Saved data entries
——

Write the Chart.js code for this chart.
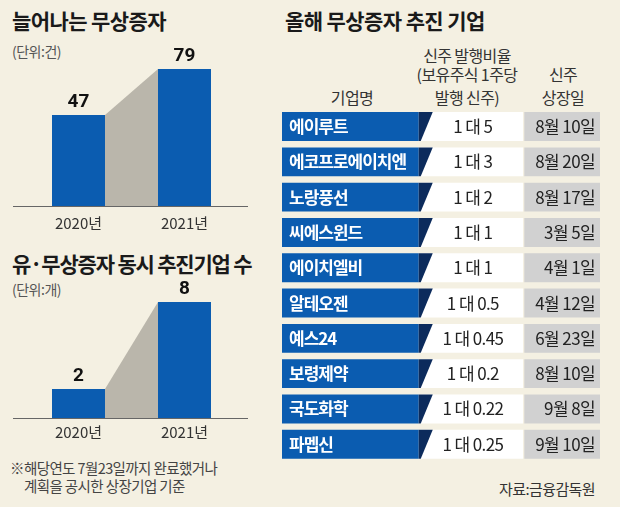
<!DOCTYPE html>
<html>
<head>
<meta charset="utf-8">
<script src="https://cdn.jsdelivr.net/npm/chart.js@4.4.0/dist/chart.umd.min.js"></script>
<style>
  body { margin: 0; background: #f4f0e2; }
  #wrap { position: relative; width: 620px; height: 507px; overflow: hidden; background: #f4f0e2;
          font-family: 'Noto Sans CJK KR', 'Noto Sans', sans-serif; color: #222; }
  .t { position: absolute; white-space: nowrap; line-height: 1; }
  .title { font-weight: 700; font-size: 21px; letter-spacing: -0.6px; color: #1a1a1a; }
  .unit { font-size: 14px; color: #555; letter-spacing: -0.5px; }
  .note { font-size: 14.5px; color: #444; letter-spacing: -0.6px; }
  .head { font-size: 16px; color: #333; letter-spacing: -0.6px; text-align: center; }
  canvas { position: absolute; }
</style>
</head>
<body>
<div id="wrap">
  <div class="t title" style="left:12px;top:10px">늘어나는 무상증자</div>
  <div class="t unit" style="left:12px;top:44px">(단위:건)</div>
  <div class="t title" style="left:12px;top:253px;letter-spacing:-1.2px">유·무상증자 동시 추진기업 수</div>
  <div class="t unit" style="left:12px;top:282px">(단위:개)</div>
  <div class="t note" style="left:10px;top:461px">※해당연도 7월23일까지 완료했거나</div>
  <div class="t note" style="left:24px;top:479px">계획을 공시한 상장기업 기준</div>

  <div class="t title" style="left:285px;top:10px">올해 무상증자 추진 기업</div>
  <div class="t head" style="left:417px;width:100px;top:47px">신주 발행비율</div>
  <div class="t head" style="left:407px;width:120px;top:66px">(보유주식 1주당</div>
  <div class="t head" style="left:417px;width:100px;top:89px">발행 신주)</div>
  <div class="t head" style="left:302px;width:100px;top:89px">기업명</div>
  <div class="t head" style="left:523px;width:80px;top:66px">신주</div>
  <div class="t head" style="left:523px;width:80px;top:89px">상장일</div>
  <div class="t note" style="right:25px;top:481px;color:#333;font-size:15px">자료:금융감독원</div>

  <canvas id="c1" width="260" height="244" style="left:0;top:0"></canvas>
  <canvas id="c2" width="260" height="210" style="left:0;top:245px"></canvas>
  <canvas id="c3" width="350" height="372" style="left:270px;top:100px"></canvas>
</div>
<script>
// data
var years = ['2020년', '2021년'];
var freeIssueCounts = [47, 79];      // 늘어나는 무상증자 (건)
var dualIssueCounts = [2, 8];        // 유·무상증자 동시 추진 (개)
var companies = ['에이루트', '에코프로에이치엔', '노랑풍선', '씨에스윈드', '에이치엘비',
                 '알테오젠', '예스24', '보령제약', '국도화학', '파멥신'];
var ratios = ['1 대 5', '1 대 3', '1 대 2', '1 대 1', '1 대 1',
              '1 대 0.5', '1 대 0.45', '1 대 0.2', '1 대 0.22', '1 대 0.25'];
var listingDates = ['8월 10일', '8월 20일', '8월 17일', '3월 5일', '4월 1일',
                    '4월 12일', '6월 23일', '8월 10일', '9월 8일', '9월 10일'];

var BLUE = '#0b5cb0';
var NAVY = '#0c2b5c';
var FONT = "'Noto Sans CJK KR', 'Noto Sans', sans-serif";

Chart.defaults.font.family = FONT;
Chart.defaults.devicePixelRatio = 1;

// gray ramp between the two bars + value labels + baseline
var barDeco = {
  id: 'barDeco',
  beforeDatasetsDraw: function(chart) {
    var ctx = chart.ctx;
    var bars = chart.getDatasetMeta(0).data;
    var a = bars[0], b = bars[1];
    ctx.save();
    ctx.fillStyle = '#bab6ab';
    ctx.beginPath();
    ctx.moveTo(a.x + a.width / 2, a.y);
    ctx.lineTo(b.x - b.width / 2, b.y);
    ctx.lineTo(b.x - b.width / 2, b.base);
    ctx.lineTo(a.x + a.width / 2, a.base);
    ctx.closePath();
    ctx.fill();
    ctx.restore();
  },
  afterDatasetsDraw: function(chart) {
    var ctx = chart.ctx;
    var meta = chart.getDatasetMeta(0);
    var vals = chart.data.datasets[0].data;
    ctx.save();
    ctx.strokeStyle = '#666';
    ctx.lineWidth = 1;
    var y0 = Math.round(meta.data[0].base) + 0.5;
    ctx.beginPath();
    ctx.moveTo(13, y0);
    ctx.lineTo(248, y0);
    ctx.stroke();
    ctx.fillStyle = '#111';
    ctx.font = "bold 19px Roboto, " + FONT;
    ctx.textAlign = 'center';
    ctx.textBaseline = 'alphabetic';
    meta.data.forEach(function(bar, i) {
      ctx.fillText(vals[i], bar.x, bar.y - 8);
    });
    ctx.restore();
  }
};

function makeBars(id, values, floor, top, pad, tickPad) {
  new Chart(document.getElementById(id), {
    type: 'bar',
    data: {
      labels: years,
      datasets: [{
        data: values,
        base: floor,
        backgroundColor: BLUE,
        barPercentage: 0.5,
        categoryPercentage: 1
      }]
    },
    options: {
      responsive: false,
      animation: false,
      layout: { padding: { left: 25.5, right: 22.5, top: pad[0], bottom: pad[1] } },
      plugins: { legend: { display: false }, tooltip: { enabled: false } },
      scales: {
        x: {
          grid: { display: false, drawTicks: false },
          border: { display: false },
          ticks: { padding: tickPad, color: '#333', font: { size: 15 } }
        },
        y: { display: false, min: floor, max: top }
      }
    },
    plugins: [barDeco]
  });
}

makeBars('c1', freeIssueCounts, -16.3, 100, [38.8, 3], 8.5);
makeBars('c2', dualIssueCounts, 0, 10, [28, 8], 5.5);

// table drawn as floating horizontal bars
var nameCol = [0, 43];
var ratioCol = [43, 75.8];
var dateCol = [76.2, 100];

var tableText = {
  id: 'tableText',
  afterDatasetsDraw: function(chart) {
    var ctx = chart.ctx;
    var names = chart.getDatasetMeta(0).data;
    var mids = chart.getDatasetMeta(1).data;
    var dates = chart.getDatasetMeta(2).data;
    ctx.save();
    names.forEach(function(el, i) {
      var top = el.y - el.height / 2, bot = el.y + el.height / 2;
      ctx.fillStyle = NAVY;
      ctx.beginPath();
      ctx.moveTo(el.x, top);
      ctx.lineTo(el.x + 14, top);
      ctx.lineTo(el.x + 2, bot);
      ctx.lineTo(el.x, bot);
      ctx.closePath();
      ctx.fill();

      ctx.textBaseline = 'middle';
      ctx.fillStyle = '#fff';
      ctx.font = 'bold 17px ' + FONT;
      ctx.letterSpacing = '-1px';
      ctx.textAlign = 'left';
      ctx.fillText(companies[i], el.base + 7, el.y);

      ctx.fillStyle = '#222';
      ctx.font = '17px ' + FONT;
      ctx.letterSpacing = '-0.6px';
      ctx.textAlign = 'center';
      var m = mids[i];
      ctx.fillText(ratios[i], (m.base + m.x) / 2 + 2, el.y);

      var d = dates[i];
      ctx.textAlign = 'right';
      ctx.fillText(listingDates[i], d.x - 5, el.y);
    });
    ctx.restore();
  }
};

new Chart(document.getElementById('c3'), {
  type: 'bar',
  data: {
    labels: companies,
    datasets: [
      { data: companies.map(function() { return nameCol; }), backgroundColor: BLUE },
      { data: companies.map(function() { return ratioCol; }), backgroundColor: '#ffffff' },
      { data: companies.map(function() { return dateCol; }), backgroundColor: '#d1d1d1' }
    ]
  },
  options: {
    indexAxis: 'y',
    responsive: false,
    animation: false,
    datasets: { bar: { grouped: false, barPercentage: 0.82, categoryPercentage: 1 } },
    layout: { padding: { left: 12, right: 20, top: 8.9, bottom: 10.1 } },
    plugins: { legend: { display: false }, tooltip: { enabled: false } },
    scales: {
      x: { display: false, min: 0, max: 100 },
      y: { display: false }
    }
  },
  plugins: [tableText]
});
</script>
</body>
</html>
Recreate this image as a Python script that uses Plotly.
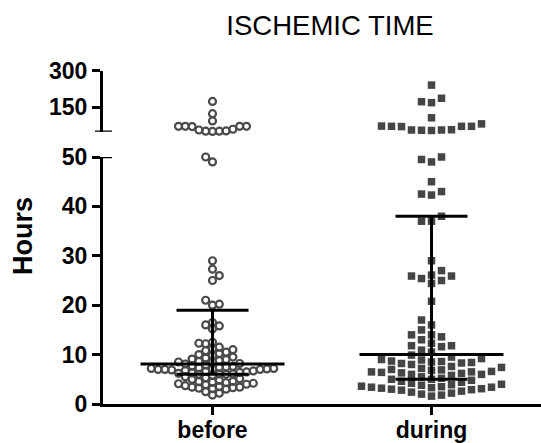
import numpy as np
import plotly.graph_objects as go

# ---------------- data ----------------
groups = ["before", "during"]

before_hours = [
    174, 124,
    94, 72, 72, 72, 72, 71, 60, 57, 53, 52, 52, 51,
    50, 49,
    29, 27.3, 26, 25,
    21, 20.2, 20,
    16.5, 16, 15.8, 15.2,
    12.5, 12.3, 12.2,
    11.5, 11.2, 11,
    10.8, 10.5, 10.2, 10,
    9.8, 9.5, 9.3, 9.1, 9,
    8.8, 8.6, 8.5, 8.4, 8.2, 8.1,
    7.9, 7.7, 7.6, 7.5, 7.4, 7.3, 7.2, 7.2, 7.1, 7.1, 7.0, 7.0, 7.0,
    6.9, 6.8, 6.7, 6.6, 6.5, 6.4, 6.3, 6.2, 6.1, 6.1, 6.0, 6.0,
    5.8, 5.5, 5.3, 5.1, 5.0,
    4.8, 4.6, 4.5, 4.4, 4.3, 4.2, 4.1, 4.0,
    3.9, 3.7, 3.5, 3.4, 3.4, 3.3, 3.2, 3.1, 3.0,
    2.5, 2.2, 1.8,
]

during_hours = [
    241, 187, 173, 169, 107, 82, 72, 72, 71, 73, 72, 57, 55, 58, 56, 57,
    50, 49.5, 49,
    45, 43, 42.3, 42.5,
    38, 37, 37,
    29, 27, 26.1, 25.9, 25.4, 25.9, 25, 24.4,
    20.8, 17, 16, 15, 14, 13.6, 14,
    13, 12.3, 11.8, 11.6, 11.8,
    10.9, 10.5, 9.9,
    9.5, 9.2, 9.0,
    8.9, 8.7, 8.6, 8.5, 8.4, 8.3, 8.2, 8.0,
    7.6, 7.4, 7.2, 7.0,
    6.9, 6.8, 6.6, 6.5, 6.5, 6.4, 6.3, 6.2, 6.0, 6.0,
    5.8, 5.5, 5.2, 5.0, 5.0,
    4.8, 4.6, 4.4, 4.2, 4.0, 3.9, 3.8,
    3.6, 3.5, 3.4, 3.4, 3.3, 3.2, 3.1, 3.0, 2.9, 2.8, 2.6,
    2.4, 2.2, 2.0, 1.8, 1.6,
]

medians = [8.1, 10.0]
q1 = [6.0, 5.0]
q3 = [19.0, 38.0]

y_ticks_low = [0, 10, 20, 30, 40, 50]
y_ticks_high = [150, 300]

# ---------------- layout geometry ----------------
W, H = 541, 443
ML = 103
plot_w = W - ML
low_dom = [(H - 404) / H, (H - 157) / H]
high_dom = [(H - 131.7) / H, (H - 70.7) / H]
low_range = [0, 50]
high_range = [50, 300]
BREAK = 50.5
x_range = [-0.5, 1.5]
px_per_x = plot_w / (x_range[1] - x_range[0])


def to_px(v):
    if v <= BREAK:
        d0, d1 = low_dom
        r0, r1 = low_range
    else:
        d0, d1 = high_dom
        r0, r1 = high_range
    frac = d0 + (v - r0) / (r1 - r0) * (d1 - d0)
    return H * (1 - frac)


def swarm(values, col_px, min_dy):
    pys = [to_px(v) for v in values]
    order = np.argsort(pys)[::-1]
    placed = {}
    offs = np.zeros(len(values))
    toggle = 1
    for i in order:
        py = pys[i]
        for j in range(0, 60):
            cands = [0] if j == 0 else [toggle * j, -toggle * j]
            ok = [c for c in cands if all(abs(py - q) >= min_dy for q in placed.get(c, []))]
            if ok:
                c = ok[0]
                placed.setdefault(c, []).append(py)
                offs[i] = c * col_px
                if c != 0:
                    toggle = -toggle
                break
    return offs


fig = go.Figure()

styles = [
    dict(symbol="circle-open", size=7, color="#4a4a4a", line=dict(width=2.2, color="#4a4a4a")),
    dict(symbol="square", size=7.5, color="#454545", line=dict(width=0)),
]
swarm_params = [(6.8, 6.0), (10.0, 8.2)]

for gi, vals in enumerate([before_hours, during_hours]):
    offs = swarm(vals, *swarm_params[gi])
    vals = np.array(vals, dtype=float)
    xs = gi + offs / px_per_x
    low = vals <= BREAK
    fig.add_trace(go.Scatter(x=xs[low], y=vals[low], mode="markers", marker=styles[gi],
                             xaxis="x", yaxis="y", cliponaxis=False, hoverinfo="y"))
    fig.add_trace(go.Scatter(x=xs[~low], y=vals[~low], mode="markers", marker=styles[gi],
                             xaxis="x", yaxis="y2", cliponaxis=False, hoverinfo="y"))

med_half = 72 / px_per_x
q_half = 36 / px_per_x
line_style = dict(color="black", width=3)
for gi in range(2):
    fig.add_trace(go.Scatter(x=[gi - med_half, gi + med_half], y=[medians[gi]] * 2, mode="lines",
                             line=line_style, xaxis="x", yaxis="y", hoverinfo="skip"))
    for qv in (q1[gi], q3[gi]):
        fig.add_trace(go.Scatter(x=[gi - q_half, gi + q_half], y=[qv, qv], mode="lines",
                                 line=line_style, xaxis="x", yaxis="y", hoverinfo="skip"))
    fig.add_trace(go.Scatter(x=[gi, gi], y=[q1[gi], q3[gi]], mode="lines",
                             line=line_style, xaxis="x", yaxis="y", hoverinfo="skip"))

FONT = "Liberation Sans, Arial, sans-serif"
tick_font = dict(family=FONT, size=23, color="black", weight="bold")

axis_common = dict(showline=True, linewidth=3, linecolor="black", ticks="outside", ticklen=8,
                   tickwidth=2.5, tickcolor="black", showgrid=False, zeroline=False,
                   tickfont=tick_font, automargin=False)

# axis-break caps
fig.add_shape(type="line", xref="paper", yref="y", x0=0, x1=9 / plot_w, y0=50, y1=50,
              line=dict(color="black", width=2.5))
fig.add_shape(type="line", xref="paper", yref="y2", x0=-8 / plot_w, x1=9 / plot_w, y0=50, y1=50,
              line=dict(color="black", width=2.5))

fig.add_annotation(text="Hours", xref="paper", yref="paper", x=(23 - ML) / plot_w,
                   y=(H - 236) / H, textangle=-90, showarrow=False,
                   font=dict(family=FONT, size=27, color="black", weight="bold"),
                   xanchor="center", yanchor="middle")

fig.update_layout(
    width=W, height=H,
    margin=dict(l=ML, r=0, t=0, b=0, pad=0),
    paper_bgcolor="white", plot_bgcolor="white", showlegend=False,
    title=dict(text="ISCHEMIC TIME", x=330 / W, xref="container", y=1 - 25.5 / H,
               yref="container", xanchor="center", yanchor="middle", automargin=False,
               font=dict(family=FONT, size=27.5, color="black")),
    xaxis=dict(range=x_range, tickvals=[0, 1], ticktext=groups, anchor="y",
               ticklabelstandoff=-5, **axis_common),
    yaxis=dict(domain=low_dom, range=low_range, tickvals=y_ticks_low, anchor="x", **axis_common),
    yaxis2=dict(domain=high_dom, range=high_range, tickvals=y_ticks_high, anchor="x", **axis_common),
)

fig.write_html("out.html", config={"displayModeBar": False},
               post_script="document.body.style.margin='0px';")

——

Leaving out the pictures, extract the stretch from the line holding "Recreate this image" through the line holding "px_per_x = plot_w / (x_range[1] - x_range[0])", word for word.

Recreate this image as a Python script that uses Plotly.
import numpy as np
import plotly.graph_objects as go

# ---------------- data ----------------
groups = ["before", "during"]

before_hours = [
    174, 124,
    94, 72, 72, 72, 72, 71, 60, 57, 53, 52, 52, 51,
    50, 49,
    29, 27.3, 26, 25,
    21, 20.2, 20,
    16.5, 16, 15.8, 15.2,
    12.5, 12.3, 12.2,
    11.5, 11.2, 11,
    10.8, 10.5, 10.2, 10,
    9.8, 9.5, 9.3, 9.1, 9,
    8.8, 8.6, 8.5, 8.4, 8.2, 8.1,
    7.9, 7.7, 7.6, 7.5, 7.4, 7.3, 7.2, 7.2, 7.1, 7.1, 7.0, 7.0, 7.0,
    6.9, 6.8, 6.7, 6.6, 6.5, 6.4, 6.3, 6.2, 6.1, 6.1, 6.0, 6.0,
    5.8, 5.5, 5.3, 5.1, 5.0,
    4.8, 4.6, 4.5, 4.4, 4.3, 4.2, 4.1, 4.0,
    3.9, 3.7, 3.5, 3.4, 3.4, 3.3, 3.2, 3.1, 3.0,
    2.5, 2.2, 1.8,
]

during_hours = [
    241, 187, 173, 169, 107, 82, 72, 72, 71, 73, 72, 57, 55, 58, 56, 57,
    50, 49.5, 49,
    45, 43, 42.3, 42.5,
    38, 37, 37,
    29, 27, 26.1, 25.9, 25.4, 25.9, 25, 24.4,
    20.8, 17, 16, 15, 14, 13.6, 14,
    13, 12.3, 11.8, 11.6, 11.8,
    10.9, 10.5, 9.9,
    9.5, 9.2, 9.0,
    8.9, 8.7, 8.6, 8.5, 8.4, 8.3, 8.2, 8.0,
    7.6, 7.4, 7.2, 7.0,
    6.9, 6.8, 6.6, 6.5, 6.5, 6.4, 6.3, 6.2, 6.0, 6.0,
    5.8, 5.5, 5.2, 5.0, 5.0,
    4.8, 4.6, 4.4, 4.2, 4.0, 3.9, 3.8,
    3.6, 3.5, 3.4, 3.4, 3.3, 3.2, 3.1, 3.0, 2.9, 2.8, 2.6,
    2.4, 2.2, 2.0, 1.8, 1.6,
]

medians = [8.1, 10.0]
q1 = [6.0, 5.0]
q3 = [19.0, 38.0]

y_ticks_low = [0, 10, 20, 30, 40, 50]
y_ticks_high = [150, 300]

# ---------------- layout geometry ----------------
W, H = 541, 443
ML = 103
plot_w = W - ML
low_dom = [(H - 404) / H, (H - 157) / H]
high_dom = [(H - 131.7) / H, (H - 70.7) / H]
low_range = [0, 50]
high_range = [50, 300]
BREAK = 50.5
x_range = [-0.5, 1.5]
px_per_x = plot_w / (x_range[1] - x_range[0])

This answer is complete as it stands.